» **To be done**
Will you output the lines between the ones holding "Output the LaTeX" and "(0,0) rectangle (856,397);", inclusive, exactly as they stand, and only those lines, with the pictures left out?

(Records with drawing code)
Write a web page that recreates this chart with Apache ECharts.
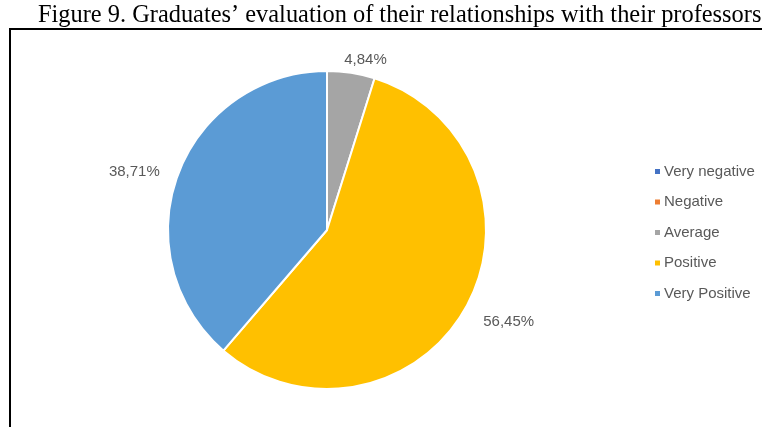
<!DOCTYPE html>
<html>
<head>
<meta charset="utf-8">
<title>Figure 9</title>
<script src="https://cdn.jsdelivr.net/npm/echarts@6/dist/echarts.min.js"></script>
<style>
  html, body { margin: 0; padding: 0; background: #fff; }
  #main { width: 767px; height: 427px; }
</style>
</head>
<body>
<div id="main"></div>
<script>
  // data (percent of graduates)
  var categories = ['Very negative', 'Negative', 'Average', 'Positive', 'Very Positive'];
  var shares = [0, 0, 4.84, 56.45, 38.71];
  var colors = ['#4472C4', '#ED7D31', '#A5A5A5', '#FFC000', '#5B9BD5'];
  // small nudges so the outside labels sit where Excel put them
  var labelNudge = [null, null, [-14, 1], [0, 8], [0, 2]];

  var pieData = [];
  for (var i = 0; i < categories.length; i++) {
    var item = { name: categories[i], value: shares[i], itemStyle: { color: colors[i] } };
    if (shares[i] === 0) item.label = { show: false };
    else if (labelNudge[i]) item.label = { offset: labelNudge[i] };
    pieData.push(item);
  }

  var chart = echarts.init(document.getElementById('main'));
  var option = {
    animation: false,
    title: {
      text: 'Figure 9. Graduates\u2019 evaluation of their relationships with their professors',
      left: 38,
      top: 4,
      padding: 0,
      textStyle: { fontFamily: 'Liberation Serif', fontSize: 24.4, fontWeight: 'normal', color: '#000' }
    },
    legend: {
      orient: 'vertical',
      left: 648,
      top: 159,
      icon: 'rect',
      itemWidth: 7,
      itemHeight: 7,
      itemGap: 15.5,
      selectedMode: false,
      data: categories,
      textStyle: { fontFamily: 'Liberation Sans', fontSize: 15, color: '#595959', padding: [0, 0, 0, -2] }
    },
    graphic: [{
      type: 'polyline',
      shape: { points: [[10, 440], [10, 29], [762, 29]] },
      style: { stroke: '#000', lineWidth: 2, fill: null },
      silent: true
    }],
    series: [{
      type: 'pie',
      center: [327, 230],
      radius: 159,
      startAngle: 90,
      clockwise: true,
      avoidLabelOverlap: false,
      itemStyle: { borderColor: '#fff', borderWidth: 2 },
      label: {
        show: true,
        position: 'outside',
        fontFamily: 'Liberation Sans',
        fontSize: 15,
        color: '#595959',
        formatter: function (p) {
          return p.value.toFixed(2).replace('.', ',') + '%';
        }
      },
      labelLine: { show: false, length: 14, length2: 0 },
      data: pieData
    }]
  };
  chart.setOption(option);
</script>
</body>
</html>
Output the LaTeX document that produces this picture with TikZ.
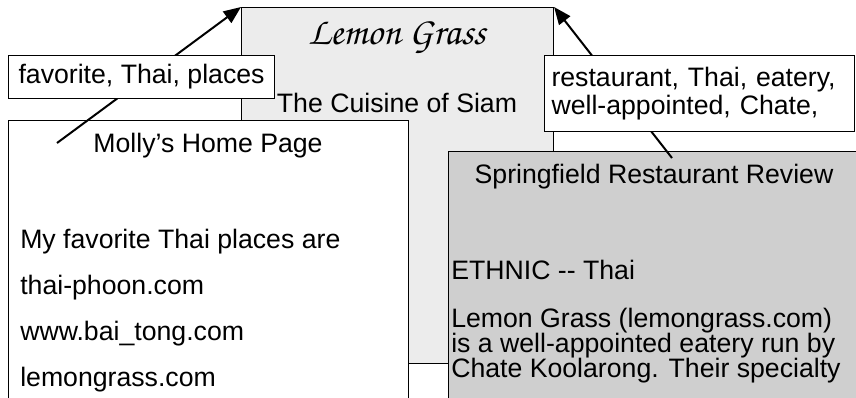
\documentclass[tikz,border=0pt]{standalone}
\usepackage{fontspec}
\setmainfont{Liberation Sans}
\newfontfamily\scriptface{TeX Gyre Chorus}
\usetikzlibrary{arrows.meta}

\definecolor{pagelight}{gray}{0.925}
\definecolor{pagedark}{gray}{0.81}

\begin{document}
\begin{tikzpicture}[x=0.75pt, y=-0.75pt,
  every node/.style={font=\fontsize{20}{21}\selectfont},
  page/.style={draw=black, line width=0.8pt, anchor=north west, inner sep=0pt},
  tagbox/.style={draw=black, fill=white, line width=0.8pt, anchor=north west, align=left},
  link/.style={-{Triangle[length=13pt,width=10.5pt]}, line width=1.5pt}]
  \clip (0,0) rectangle (856,397);

  % the page that is linked to
  \node[page, fill=pagelight, minimum width=234pt, minimum height=267pt] (lemon) at (241,7) {};
  \node (lemontitle) at (397,38) {\scriptface\fontsize{29}{29}\selectfont Lemon Grass};
  \node[anchor=base] (lemonsub) at (397,112) {The Cuisine of Siam};

  % Molly's page
  \node[page, fill=white, minimum width=300pt, minimum height=212pt] (molly) at (8,120) {};
  \node[anchor=base] (mollytitle) at (208,152) {Molly’s Home Page};
  \foreach \t [count=\i] in {My favorite Thai places are, thai-phoon.com, www.bai\_tong.com, lemongrass.com}
    \node[anchor=base west, inner xsep=0pt] (molly\i) at (20,202+46*\i) {\t};

  % review page
  \node[page, fill=pagedark, minimum width=308pt, minimum height=190pt] (review) at (448,151) {};
  \node[anchor=base] (reviewtitle) at (654,183) {Springfield Restaurant Review};
  \node[anchor=base west, inner xsep=0pt] (ethnic) at (451,279) {ETHNIC -{}- Thai};
  \foreach \t [count=\i] in {Lemon Grass (lemongrass.com), is a well-appointed eatery run by, Chate Koolarong. Their specialty}
    \node[anchor=base west, inner xsep=0pt] (review\i) at (451,302+25*\i) {\t};

  % links, their tails sit on the linking pages
  \coordinate (mollytail) at (57,143);
  \coordinate (reviewtail) at (672,158);
  \draw[link] (mollytail) -- (lemon.north west);
  \draw[link] (reviewtail) -- (lemon.north east);

  % anchor text boxes
  \node[tagbox, inner xsep=7.5pt, minimum height=32pt] (mollytag) at (8,55) {favorite, Thai, places};
  \node[tagbox, inner xsep=5.25pt, text width=222pt, minimum height=57pt] (reviewtag) at (544,55)
    {restaurant, Thai, eatery,\\well-appointed, Chate,};
\end{tikzpicture}
\end{document}
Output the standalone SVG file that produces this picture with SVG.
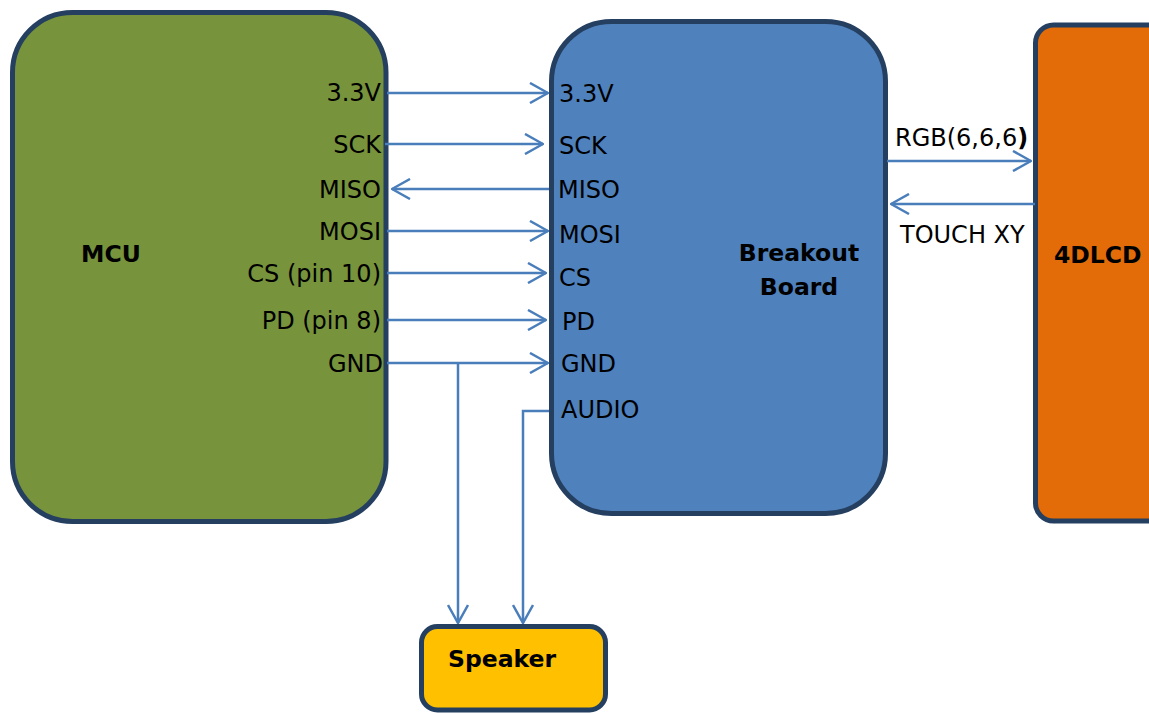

» **Exercise response**
Output the LaTeX document that produces this picture with TikZ.
\documentclass[tikz,border=0pt]{standalone}
\usepackage{fontspec}
\setmainfont{Liberation Sans}
\newfontfamily\scriptface{TeX Gyre Chorus}
\usetikzlibrary{arrows.meta}

\definecolor{pagelight}{gray}{0.925}
\definecolor{pagedark}{gray}{0.81}

\begin{document}
\begin{tikzpicture}[x=0.75pt, y=-0.75pt,
  every node/.style={font=\fontsize{20}{21}\selectfont},
  page/.style={draw=black, line width=0.8pt, anchor=north west, inner sep=0pt},
  tagbox/.style={draw=black, fill=white, line width=0.8pt, anchor=north west, align=left},
  link/.style={-{Triangle[length=13pt,width=10.5pt]}, line width=1.5pt}]
  \clip (0,0) rectangle (856,397);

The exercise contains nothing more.